Wednesday, April 1, 2020

Executive endorses strategic, operation, tactical communication

Posted by Elena del Valle on August 24, 2012

The Power of Communication book cover

The Power of Communication book cover

Photo Helio Fred Garcia: Newman Communications

To be successful leaders must posses outstanding communication skills. That is the firm belief of Helio Fred Garcia, executive director, Logos Institute for Crisis Management and Executive Leadership. To master the skill of effective communication a leader must reach his or her audience where they are, he says.

In The Power of Communication: Skills to Build Trust, Inspire Loyalty, and Lead Effectively (FT Press, $26), published this year, he explains his thinking. He relies in part for his theories on Warfighting, the Marine Corps strategy doctrine military manual.

Communication has power that must be harnessed to keep it from backfiring, he says at the beginning of the book. At the same time, he believes that many of the principles necessary to lead armed forces are applicable to the discipline of public communication.

His goal in writing the book was to convert the Warfighting ideas into guidelines leaders can rely on for effective communication; share best practices lessons he has learned over his extensive years as a leadership consultant; and outline prominent case studies of communication failures and successes. Among the failures he cites Tony Hayward’s ineffectual handling of the 2010 BP Gulf of Mexico oil rig disaster and spill. He closes, in Chapter 10, with Nine Principles of Effective Leadership Communication.

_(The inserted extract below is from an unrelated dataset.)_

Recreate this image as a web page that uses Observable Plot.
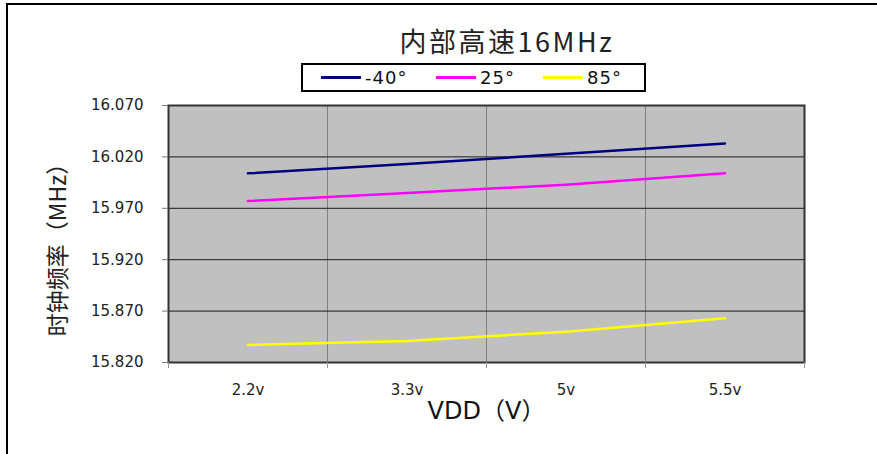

Helio Fred Garcia, author, The Power of Communication

Helio Fred Garcia, author, The Power of Communication

“Age by itself is not necessarily an issue, but generational temperament is. One of the core principles (Principle No. 2) is that if we are to move people, we need to meet them where they are. That includes knowing what they care about, knowing how they prefer to be engaged, and even knowing what their capacity is for engagement,” Garcia said by email in response to a question about the possible role of age or generation on the principles he proposes.

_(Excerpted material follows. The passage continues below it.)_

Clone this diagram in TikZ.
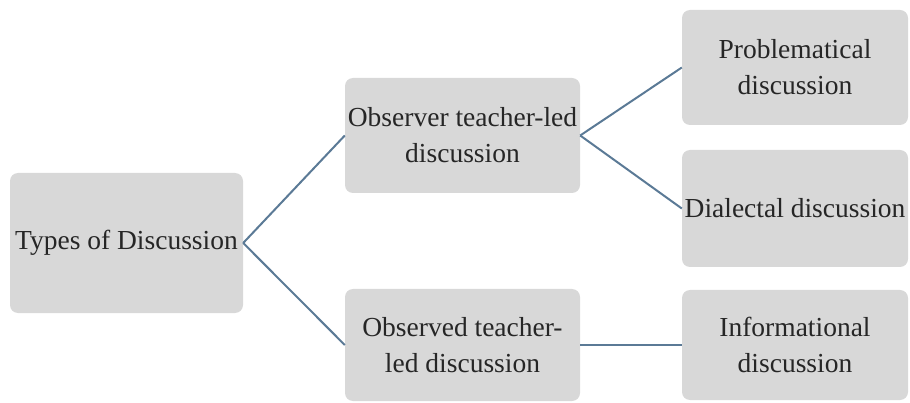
\documentclass[tikz,border=0pt]{standalone}
\usepackage{fontspec}
\setmainfont{Liberation Serif}
\definecolor{boxfill}{HTML}{D8D8D8}
\definecolor{linkcol}{HTML}{5B7A96}
\begin{document}
\begin{tikzpicture}[x=1pt,y=-1pt,
  box/.style={rectangle, rounded corners=8pt, fill=boxfill, align=center,
    inner sep=0pt, font=\fontsize{27.5}{36}\selectfont, text=black!85},
  link/.style={draw=linkcol, line width=2pt}]
\useasboundingbox (0,0) rectangle (910,403);
\node[box, minimum width=233pt, minimum height=140pt] (root) at (126.5,243) {Types of Discussion};
\node[box, minimum width=235pt, minimum height=115pt] (obs1) at (462.5,135.5) {Observer teacher-led\\discussion};
\node[box, minimum width=235pt, minimum height=112pt] (obs2) at (462.5,345) {Observed teacher-\\led discussion};
\node[box, minimum width=226pt, minimum height=115pt] (prob) at (795,67.5) {Problematical\\discussion};
\node[box, minimum width=226pt, minimum height=117pt] (dial) at (795,208.5) {Dialectal discussion};
\node[box, minimum width=226pt, minimum height=110pt] (info) at (795,345) {Informational\\discussion};
\draw[link] (root.east) -- (obs1.west);
\draw[link] (root.east) -- (obs2.west);
\draw[link] (obs1.east) -- (prob.west);
\draw[link] (obs1.east) -- (dial.west);
\draw[link] (obs2.east) -- (info.west);
\end{tikzpicture}
\end{document}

“One of the key drivers of engagement is attention span, and we’re finding that generations that have grown up with technology and television tend to have a shorter attention span than prior generations. So leaders need to adapt to be able to reach them. The generation that is growing up with social media is a multi-tasking generation. So leaders have a particular challenge engaging them. For example, in the book I point to research showing that there’s no such thing as multi-tasking. There’s only serial micro-tasking. But two tasks aren’t done simultaneously: when someone is doing one thing, he or she is not doing the other thing. But folks toggle in and out of each activity very quickly. That’s why distracted driving is such a problem. And also why leaders need to adapt their engagement strategy to deal with those who would otherwise be inclined to be easily distracted.”

In response to a question about the applicability of the concepts in his book to diverse audiences he responded: “Per the prior question, the key to moving people is meeting them where they are. I do a lot of work with religious groups, with students and clients in other cultures, in other countries, and and in other languages. The principles don’t change, but what is necessary to connect given cultural, linguistic, emotional, or spiritual concerns does.

I have taught these principles on five continents and in dozens of countries, and I have found that the principles work. But how they are executed is culturally varied. When I work with religious leaders (wherever I may be) I focus on authenticity and living our values. When I work with corporate leaders I focus on what works. When I work with academics I focus on what research shows.

But even within these groups there are further cultural issues. For example, when I’m teaching government leaders in China I don’t prescribe. I don’t say ‘Here’s what you should do if you want to accomplish X…’ Rather, I say, ‘Here’s what we know works in the United States. It would be inappropriate for me to presume that it works here, but if you find it useful I would be very gratified…’ That usually has people smiling and nodding their heads.

I find that audiences whose first language is not English have embraced the book. For example, last week I heard from students in an MBA program in Santiago, Chile, who are reading the book. They were assigned to do a class presentation on it, and they reached out to me for materials. Is sent them some slides, and a video introduction I recorded in Spanish. And I’ll be speaking about the book next month in Lima at the International Public Relations Association’s Latin American Congress and Global Conference. I will be doing introductions in both Spanish and Portuguese.”

The 295-page hardcover book is divided into ten chapters and three main parts: Leadership and Communication: Connecting with Audiences; Strategy and Communication: Planning and Execution (one chapter long); and Building Skills: Getting Good at Communicating Well.